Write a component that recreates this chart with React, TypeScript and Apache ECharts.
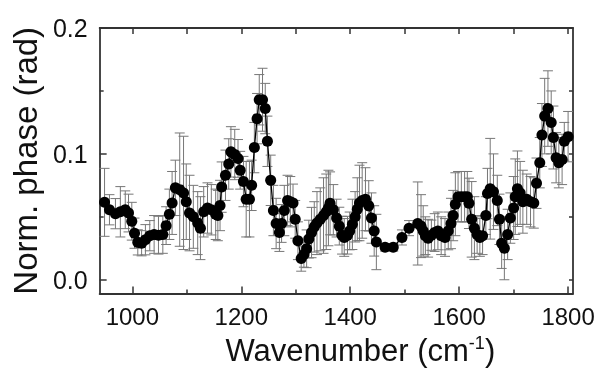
import React, { useEffect, useRef } from "react";
import * as echarts from "echarts";

const wavenumbers = [
  949, 958, 969, 978, 987, 993, 999, 1004, 1010, 1017, 1024, 1032, 1040, 1048, 1056, 1062, 1068, 1073, 1079, 1087,
  1094, 1099, 1105, 1112, 1120, 1125, 1131, 1138, 1145, 1153, 1157, 1161, 1164, 1171, 1177, 1181, 1188, 1194, 1198, 1204,
  1209, 1215, 1219, 1224, 1229, 1233, 1239, 1244, 1248, 1254, 1259, 1264, 1270, 1274, 1279, 1285, 1290, 1295, 1299, 1304,
  1310, 1315, 1320, 1324, 1329, 1334, 1339, 1345, 1351, 1356, 1360, 1363, 1369, 1375, 1380, 1385, 1389, 1395, 1399, 1404,
  1409, 1413, 1417, 1422, 1428, 1434, 1439, 1444, 1448, 1464, 1479, 1495, 1508, 1524, 1530, 1534, 1538, 1543, 1549, 1555,
  1561, 1567, 1574, 1580, 1585, 1589, 1593, 1598, 1604, 1610, 1615, 1618, 1623, 1628, 1633, 1638, 1643, 1649, 1652, 1657,
  1663, 1670, 1674, 1678, 1683, 1689, 1694, 1700, 1703, 1707, 1712, 1717, 1724, 1731, 1737, 1742, 1748, 1752, 1757, 1763,
  1769, 1773, 1778, 1783, 1789, 1793, 1800,
];

const phase = [
  0.0615, 0.0556, 0.0525, 0.054, 0.0556, 0.053, 0.0465, 0.037, 0.0297, 0.029, 0.0318, 0.035, 0.036, 0.0354, 0.036, 0.043, 0.052, 0.061, 0.073, 0.0716,
  0.069, 0.062, 0.053, 0.05, 0.045, 0.041, 0.054, 0.057, 0.0556, 0.052, 0.051, 0.059, 0.0736, 0.083, 0.092, 0.1016, 0.0995, 0.0964, 0.087, 0.078,
  0.064, 0.064, 0.075, 0.105, 0.128, 0.143, 0.143, 0.136, 0.11, 0.079, 0.055, 0.0447, 0.0375, 0.0447, 0.055, 0.063, 0.062, 0.061, 0.048, 0.031,
  0.0168, 0.02, 0.0246, 0.0323, 0.0375, 0.042, 0.045, 0.048, 0.051, 0.054, 0.057, 0.0607, 0.0556, 0.049, 0.0426, 0.0354, 0.0336, 0.0354, 0.0388, 0.044,
  0.05, 0.056, 0.061, 0.063, 0.064, 0.0587, 0.049, 0.0388, 0.03, 0.0258, 0.0258, 0.0336, 0.041, 0.0447, 0.0426, 0.0388, 0.035, 0.033, 0.0354, 0.0375,
  0.0388, 0.035, 0.0336, 0.0388, 0.0447, 0.051, 0.06, 0.066, 0.066, 0.066, 0.066, 0.0607, 0.048, 0.041, 0.036, 0.0336, 0.035, 0.051, 0.0685, 0.0723,
  0.07, 0.063, 0.048, 0.029, 0.025, 0.036, 0.049, 0.057, 0.066, 0.0723, 0.069, 0.062, 0.064, 0.062, 0.061, 0.0767, 0.093, 0.115, 0.13, 0.136,
  0.125, 0.113, 0.097, 0.093, 0.0956, 0.11, 0.1137,
];

const phaseErr = [
  0.027, 0.012, 0.012, 0.02, 0.015, 0.015, 0.015, 0.012, 0.01, 0.01, 0.012, 0.012, 0.015, 0.015, 0.015, 0.015, 0.02, 0.025, 0.022, 0.045,
  0.045, 0.03, 0.03, 0.025, 0.025, 0.025, 0.02, 0.02, 0.02, 0.02, 0.02, 0.02, 0.02, 0.02, 0.02, 0.02, 0.02, 0.015, 0.015, 0.02,
  0.03, 0.03, 0.02, 0.02, 0.02, 0.02, 0.025, 0.02, 0.02, 0.02, 0.02, 0.02, 0.015, 0.015, 0.02, 0.02, 0.02, 0.015, 0.015, 0.015,
  0.01, 0.01, 0.015, 0.015, 0.02, 0.02, 0.025, 0.025, 0.03, 0.03, 0.03, 0.025, 0.02, 0.015, 0.015, 0.015, 0.015, 0.015, 0.015, 0.02,
  0.02, 0.025, 0.03, 0.03, 0.025, 0.02, 0.02, 0.02, 0.022, 0.003, 0.003, 0.006, 0.006, 0.033, 0.025, 0.02, 0.015, 0.015, 0.012, 0.015,
  0.015, 0.015, 0.015, 0.015, 0.02, 0.02, 0.025, 0.02, 0.02, 0.02, 0.02, 0.02, 0.03, 0.025, 0.015, 0.015, 0.015, 0.015, 0.02, 0.04,
  0.03, 0.02, 0.02, 0.02, 0.025, 0.02, 0.02, 0.025, 0.03, 0.03, 0.025, 0.025, 0.02, 0.02, 0.02, 0.02, 0.02, 0.025, 0.03, 0.03,
  0.025, 0.025, 0.02, 0.02, 0.02, 0.015, 0.02,
];

const xMajorTicks = [1000, 1200, 1400, 1600, 1800];
const xMinorTicks = [1100, 1300, 1500, 1700];
const yMajorTicks = [0, 0.1, 0.2];
const yMinorTicks = [0.05, 0.15];

const X_MIN = 940;
const X_MAX = 1809;
const Y_MIN = -0.011;
const Y_MAX = 0.2;

const FONT = "'Liberation Sans', Arial, sans-serif";
const AXIS_COLOR = "#333";
const TEXT_COLOR = "#111";

export default function App() {
  const ref = useRef<HTMLDivElement>(null);

  useEffect(() => {
    if (!ref.current) return;
    const chart = echarts.init(ref.current, undefined, { renderer: "svg" });

    const lineStyle = { color: AXIS_COLOR, width: 1.8 };
    const tickStyle = { color: AXIS_COLOR, width: 1.5 };

    const mkX = (position: string, ticks: number[], len: number, showLine: boolean, extra: any = {}) => ({
      type: "value",
      position,
      min: X_MIN,
      max: X_MAX,
      axisLine: { show: showLine, onZero: false, lineStyle },
      axisTick: { show: true, inside: true, length: len, customValues: ticks, lineStyle: tickStyle },
      axisLabel: { show: false },
      splitLine: { show: false },
      ...extra,
    });
    const mkY = (position: string, ticks: number[], len: number, showLine: boolean, extra: any = {}) => ({
      type: "value",
      position,
      min: Y_MIN,
      max: Y_MAX,
      axisLine: { show: showLine, onZero: false, lineStyle },
      axisTick: { show: true, inside: true, length: len, customValues: ticks, lineStyle: tickStyle },
      axisLabel: { show: false },
      splitLine: { show: false },
      ...extra,
    });

    const errData = wavenumbers.map((w, i) => [w, phase[i], phaseErr[i]]);
    const ptData = wavenumbers.map((w, i) => [w, phase[i]]);

    chart.setOption({
      animation: false,
      grid: { left: 94, right: 27, top: 28, bottom: 72, containLabel: false },
      xAxis: [
        mkX("bottom", xMajorTicks, 7, true, {
          axisLabel: {
            show: true,
            customValues: xMajorTicks,
            formatter: (v: number) => String(Math.round(v)),
            fontSize: 24,
            fontFamily: FONT,
            color: TEXT_COLOR,
            margin: 11,
          },
          name: "{a|Wavenumber (cm}{s|-1}{a|)}",
          nameLocation: "middle",
          nameGap: 36,
          nameTextStyle: {
            padding: [0, 0, 0, 48],
            rich: {
              a: { fontSize: 31, fontFamily: FONT, color: TEXT_COLOR, lineHeight: 34 },
              s: { fontSize: 18, fontFamily: FONT, color: TEXT_COLOR, lineHeight: 18, verticalAlign: "top" },
            },
          },
        }),
        mkX("bottom", xMinorTicks, 4, false),
        mkX("top", xMajorTicks, 6, true),
        mkX("top", xMinorTicks, 6, false),
      ],
      yAxis: [
        mkY("left", yMajorTicks, 7, true, {
          axisLabel: {
            show: true,
            customValues: yMajorTicks,
            formatter: (v: number) => v.toFixed(1),
            fontSize: 25,
            fontFamily: FONT,
            color: TEXT_COLOR,
            margin: 12,
          },
          name: "Norm. phase (rad)",
          nameLocation: "middle",
          nameRotate: 90,
          nameGap: 52,
          nameTextStyle: { fontSize: 33, fontFamily: FONT, color: TEXT_COLOR, lineHeight: 34 },
        }),
        mkY("left", yMinorTicks, 4, false),
        mkY("right", [0, 0.05, 0.1, 0.15, 0.2], 4, true),
      ],
      series: [
        {
          type: "custom",
          xAxisIndex: 0,
          yAxisIndex: 0,
          z: 1,
          encode: { x: 0, y: 1 },
          data: errData,
          renderItem: (params: any, api: any) => {
            const x = api.value(0);
            const y = api.value(1);
            const e = api.value(2);
            const top = api.coord([x, y + e]);
            const bot = api.coord([x, y - e]);
            const hw = 5;
            const style = { stroke: "#777", lineWidth: 1 };
            return {
              type: "group",
              children: [
                { type: "line", shape: { x1: top[0], y1: top[1], x2: bot[0], y2: bot[1] }, style },
                { type: "line", shape: { x1: top[0] - hw, y1: top[1], x2: top[0] + hw, y2: top[1] }, style },
                { type: "line", shape: { x1: bot[0] - hw, y1: bot[1], x2: bot[0] + hw, y2: bot[1] }, style },
              ],
            };
          },
        },
        {
          type: "line",
          xAxisIndex: 0,
          yAxisIndex: 0,
          z: 3,
          data: ptData,
          symbol: "circle",
          symbolSize: 11,
          itemStyle: { color: "#000" },
          lineStyle: { color: "#000", width: 1.3 },
        },
      ],
    });

    return () => chart.dispose();
  }, []);

  return <div ref={ref} style={{ position: "fixed", left: 0, top: 0, width: 600, height: 371 }} />;
}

+++

Given instruction.
All lines of the data above that include the word "React" must be shown.

Solution for this task.
Write a component that recreates this chart with React, TypeScript and Apache ECharts.
import React, { useEffect, useRef } from "react";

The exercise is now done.